The 2023 NWSL final merely punctuated massive scale of that change, so far as Emma Hayes is concerned.

Then there are the interpersonal intangibles. In the national team context, any changing of the guard can be difficult; carping at younger generations from sidelines, from studio desks and social media feeds, is de rigueur. It’s what former players DO these days. The World Cup showed how sticky this can be, what with former stars like Carli Lloyd, Christine Press and Brandi Chastain forming a chorus of very disappointed elder stateswomen. When a team like the USWNT simply reloads, as it has done several times since 1999, no problem.
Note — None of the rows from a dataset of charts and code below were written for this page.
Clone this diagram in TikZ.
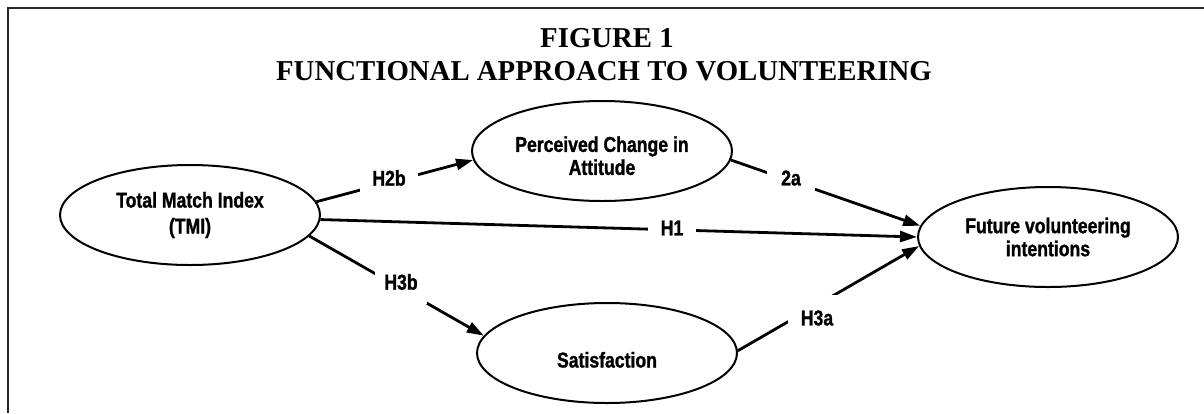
\documentclass[tikz,border=0pt]{standalone}
\usepackage{fontspec}
\setmainfont{Liberation Serif}
\newfontfamily\arnb[FakeStretch=0.82, FakeBold=1.2, UprightFont={* Bold}, BoldFont={* Bold}]{Liberation Sans}
\usetikzlibrary{arrows.meta,shapes.geometric}
\tikzset{
  ell/.style={ellipse, draw, line width=2pt, minimum width=260pt, minimum height=100pt,
    inner sep=0pt, align=center, font=\arnb\fontsize{21.5}{23}\selectfont},
  conn/.style={line width=2.8pt, -{Triangle[length=17pt,width=11pt]}},
  lbl/.style={fill=white, inner sep=0pt, minimum height=44pt,
    font=\arnb\fontsize{21.5}{23}\selectfont},
  ttl/.style={anchor=base, font=\bfseries\fontsize{28.8}{33}\selectfont}
}
\begin{document}
\begin{tikzpicture}[x=1pt,y=-1pt]
\useasboundingbox (0,0) rectangle (1204,413);
% frame (right and bottom sides fall outside the picture)
\draw[line width=2.5pt, black!85] (8,413) -- (8,8) -- (1204,8);

% title
\node[ttl] (t1) at (607,47) {FIGURE 1};
\node[ttl] (t2) at (604,80) {FUNCTIONAL APPROACH TO VOLUNTEERING};

% constructs
\node[ell] (tmi) at (190,215) {Total Match Index\\[3pt](TMI)};
\node[ell, text height=48pt] (pca) at (602,151) {Perceived Change in\\Attitude};
\node[ell, text height=29pt, text depth=0pt] (sat) at (607,353) {Satisfaction};
\node[ell] (fvi) at (1048,237) {Future volunteering\\intentions};

% connectors
\draw[conn] (tmi.6.4) -- (pca.184.8);
\draw[conn] (pca.-4) -- (fvi.175.2);
\draw[conn] (tmi.-2.7) -- (fvi.180);
\draw[conn] (tmi.-10.6) -- (sat.172.4);
\draw[conn] (sat.1.7) -- (fvi.184.4);

% labels (white boxes break the lines)
\node[lbl, minimum width=58pt] (lh2b) at (389,178) {H2b};
\node[lbl, minimum width=48pt] (l2a) at (791,178) {2a};
\node[lbl, minimum width=48pt] (lh1) at (672,228) {H1};
\node[lbl, minimum width=52pt] (lh3b) at (401,282) {H3b};
\node[lbl, minimum width=58pt, minimum height=46pt] (lh3a) at (817,318) {H3a};
\end{tikzpicture}
\end{document}
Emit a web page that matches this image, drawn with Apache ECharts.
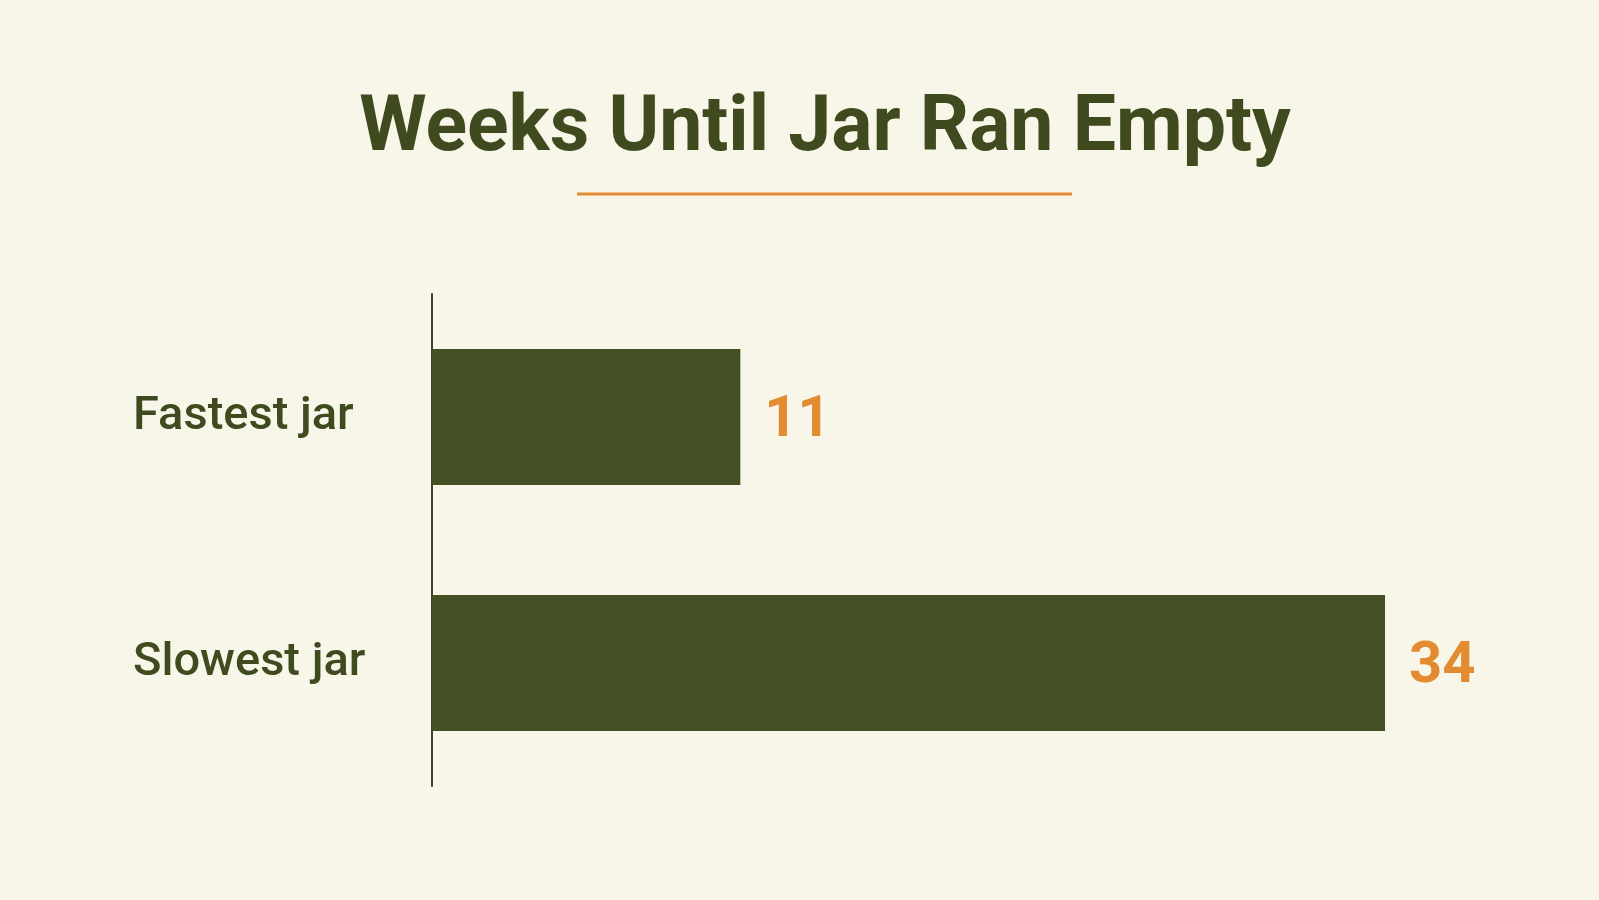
<!DOCTYPE html>
<html>
<head>
<meta charset="utf-8">
<title>Weeks Until Jar Ran Empty</title>
<script src="https://cdn.jsdelivr.net/npm/echarts@6/dist/echarts.min.js"></script>
<style>
  html, body { margin: 0; padding: 0; background: #f8f5e9; }
  #chart { width: 1599px; height: 900px; }
</style>
</head>
<body>
<div id="chart"></div>
<script>
// chart data
var titleText = 'Weeks Until Jar Ran Empty';
var jars = ['Fastest jar', 'Slowest jar'];
var weeks = [11, 34];

var olive = '#454f24';
var oliveText = '#3f4a1f';
var orange = '#e38b31';

var chart = echarts.init(document.getElementById('chart'));

chart.setOption({
    backgroundColor: '#f8f5e9',
    animation: false,
    title: {
        text: titleText,
        left: 820,
        top: 87,
        textAlign: 'center',
        textStyle: {
            fontFamily: 'Roboto',
            fontSize: 77,
            fontWeight: 'bold',
            color: oliveText
        }
    },
    graphic: [{
        // orange rule under the title
        type: 'line',
        shape: { x1: 577, y1: 194, x2: 1072, y2: 194 },
        style: { stroke: orange, lineWidth: 3 }
    }],
    grid: { left: 432, right: 214, top: 294, bottom: 114 },
    xAxis: {
        type: 'value',
        min: 0,
        max: 34,
        show: false
    },
    yAxis: {
        type: 'category',
        data: jars,
        inverse: true,
        axisLine: { show: true, lineStyle: { color: '#3a4219', width: 2 } },
        axisTick: { show: false },
        axisLabel: {
            align: 'left',
            margin: 299,
            fontFamily: 'Roboto',
            fontSize: 47,
            fontWeight: 500,
            color: oliveText
        },
        splitLine: { show: false }
    },
    series: [{
        type: 'bar',
        data: weeks,
        barWidth: 136,
        itemStyle: { color: olive },
        label: {
            show: true,
            position: 'right',
            distance: 24,
            offset: [0, 4],
            fontFamily: 'Roboto',
            fontSize: 58,
            fontWeight: 'bold',
            color: orange
        }
    }]
});
</script>
</body>
</html>
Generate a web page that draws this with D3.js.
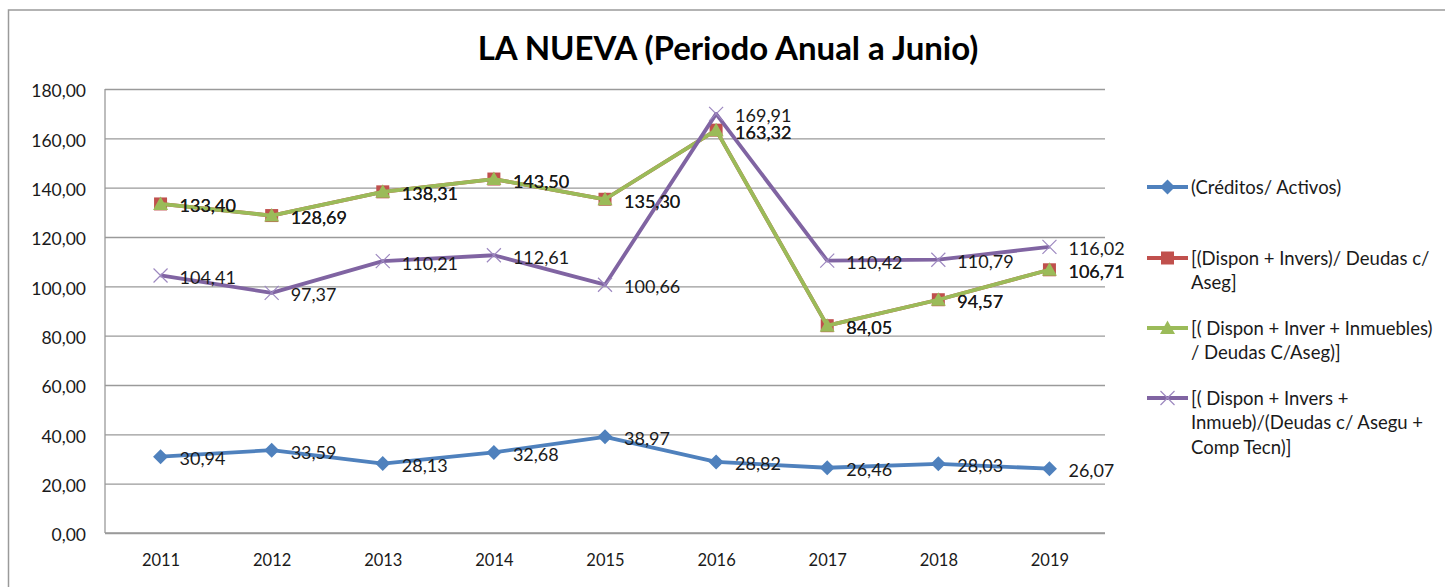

When someone like Hayes has been brought in to overhaul a substandard product, and she’s obliged to do it with young players who aren’t technically up to snuff, expect fireworks.

The catch here is significant: The U.S. Soccer Federation and its Women’s National Team program have very little to do with this technical dynamic, no matter who leads the USWNT. In world soccer, clubs create talent; they crowd-source it for a country, not the federation. And so, come 2024, I would pre-warn American fans to cut Hayes some slack. Indeed, I would defy anyone finding fault with the new USWNT coach to point out to me who exactly her predecessor should have played instead, or how he might have arranged them differently, to have better competed with the 5 midfielders from Holland, or the 5 from Portugal, who consistently passed rings around our own midfield Down Under.

This is the hornet’s nest awaiting Emma Hayes in May 2024, whereupon she will have four matches — two in June and two in July — to prepare the USWNT for the 2024 summer Olympic Games in Paris. Good luck to her. If she can deliver the goods there, she will have earned that money.